## Start

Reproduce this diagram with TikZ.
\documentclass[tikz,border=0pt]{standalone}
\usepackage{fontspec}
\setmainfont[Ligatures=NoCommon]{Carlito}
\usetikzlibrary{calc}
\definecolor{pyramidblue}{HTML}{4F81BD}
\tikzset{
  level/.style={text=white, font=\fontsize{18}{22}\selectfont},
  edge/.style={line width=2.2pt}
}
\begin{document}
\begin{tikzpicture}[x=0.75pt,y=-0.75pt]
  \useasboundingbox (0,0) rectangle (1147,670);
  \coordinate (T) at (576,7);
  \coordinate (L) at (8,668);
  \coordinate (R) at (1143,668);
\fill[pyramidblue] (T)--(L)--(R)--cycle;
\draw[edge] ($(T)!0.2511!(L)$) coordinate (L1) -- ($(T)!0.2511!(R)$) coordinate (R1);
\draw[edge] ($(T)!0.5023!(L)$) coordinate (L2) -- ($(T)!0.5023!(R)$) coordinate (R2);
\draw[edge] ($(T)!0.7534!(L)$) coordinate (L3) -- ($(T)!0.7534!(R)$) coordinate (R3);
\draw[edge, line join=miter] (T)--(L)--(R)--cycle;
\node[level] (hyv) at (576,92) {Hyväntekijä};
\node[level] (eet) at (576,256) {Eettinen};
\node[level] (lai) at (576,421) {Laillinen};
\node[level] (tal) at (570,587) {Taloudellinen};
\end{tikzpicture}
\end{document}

## End
## Start

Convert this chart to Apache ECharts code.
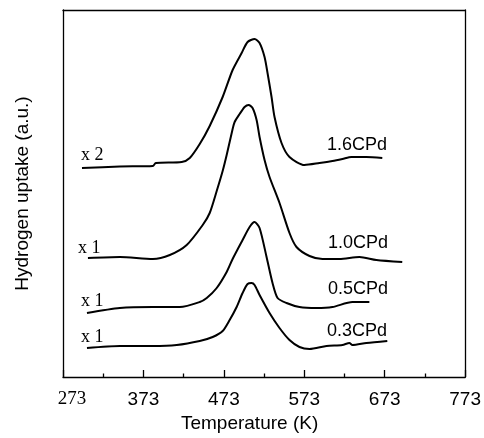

## End
## Start

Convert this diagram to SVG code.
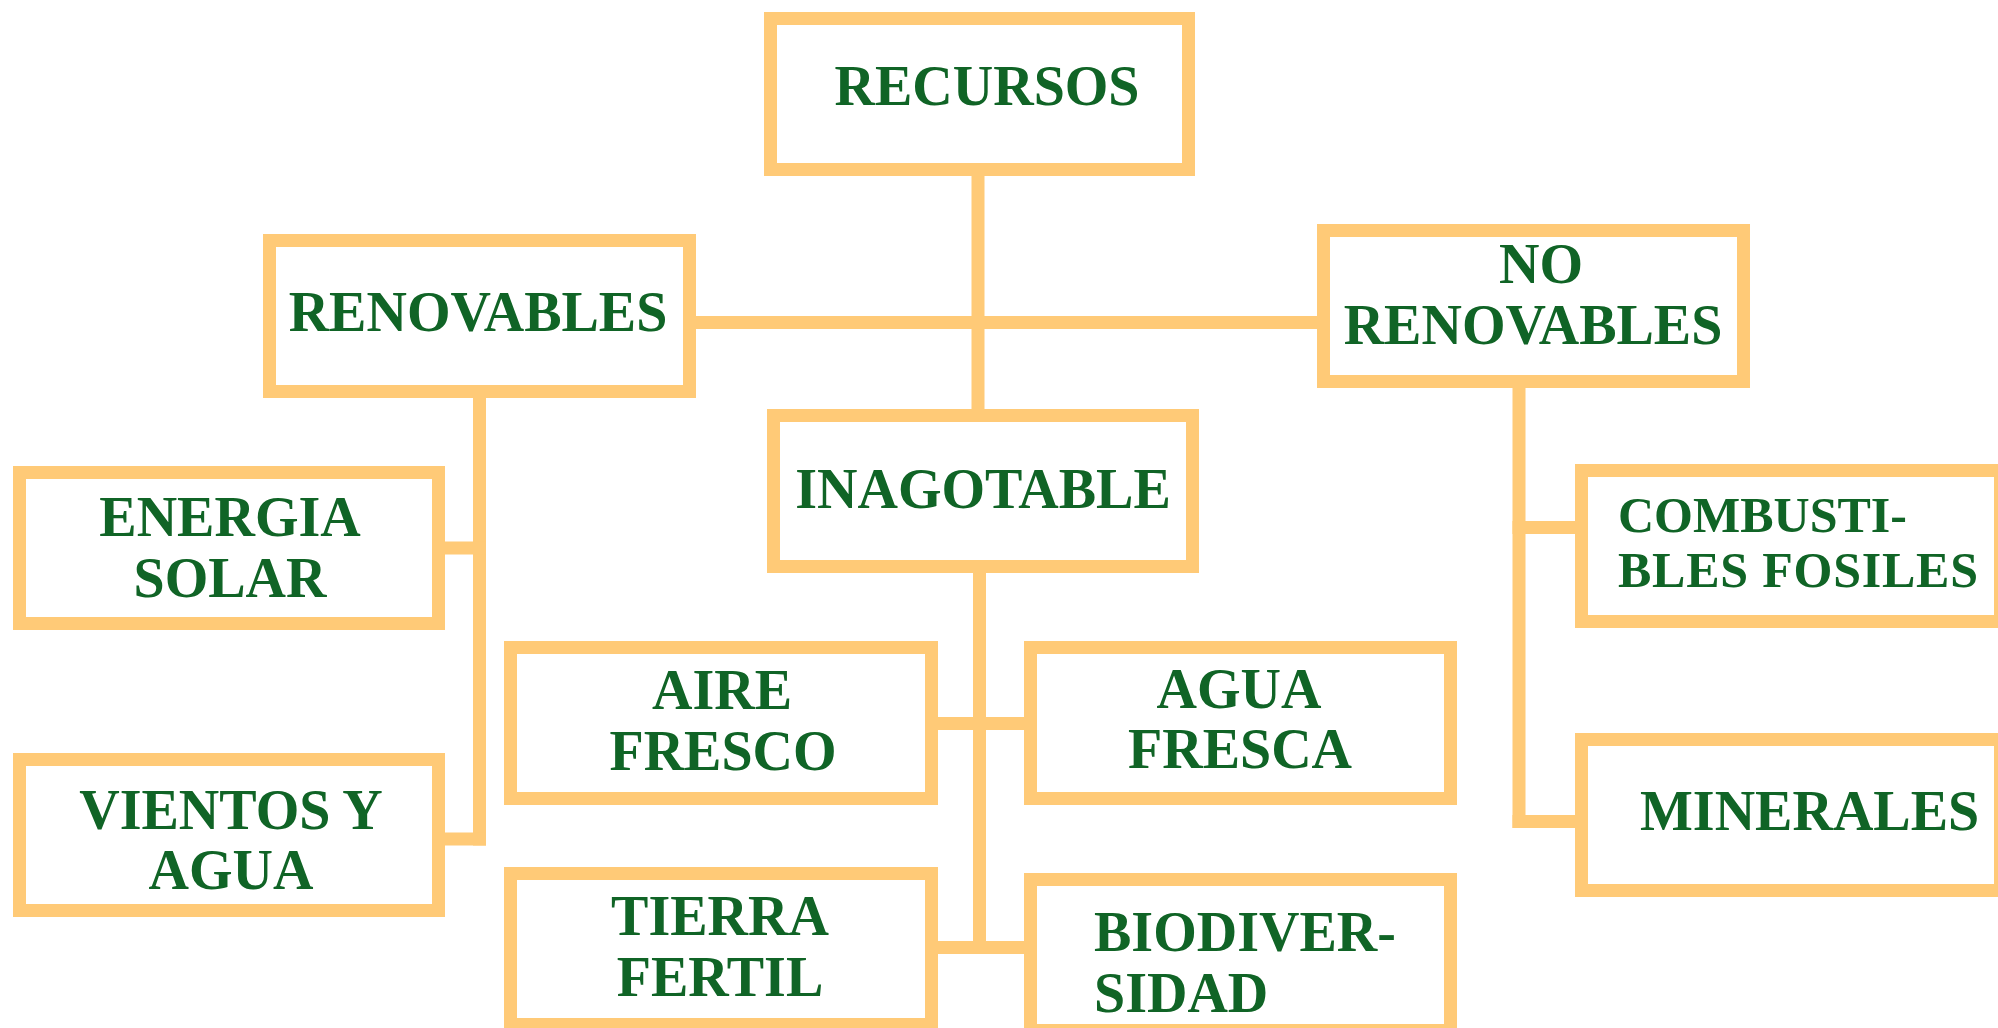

## End

▶ Problem requirements
Return every line in the listing that contains the word "diagram".

▶ Answer to this problem
Reproduce this diagram with TikZ.
Convert this diagram to SVG code.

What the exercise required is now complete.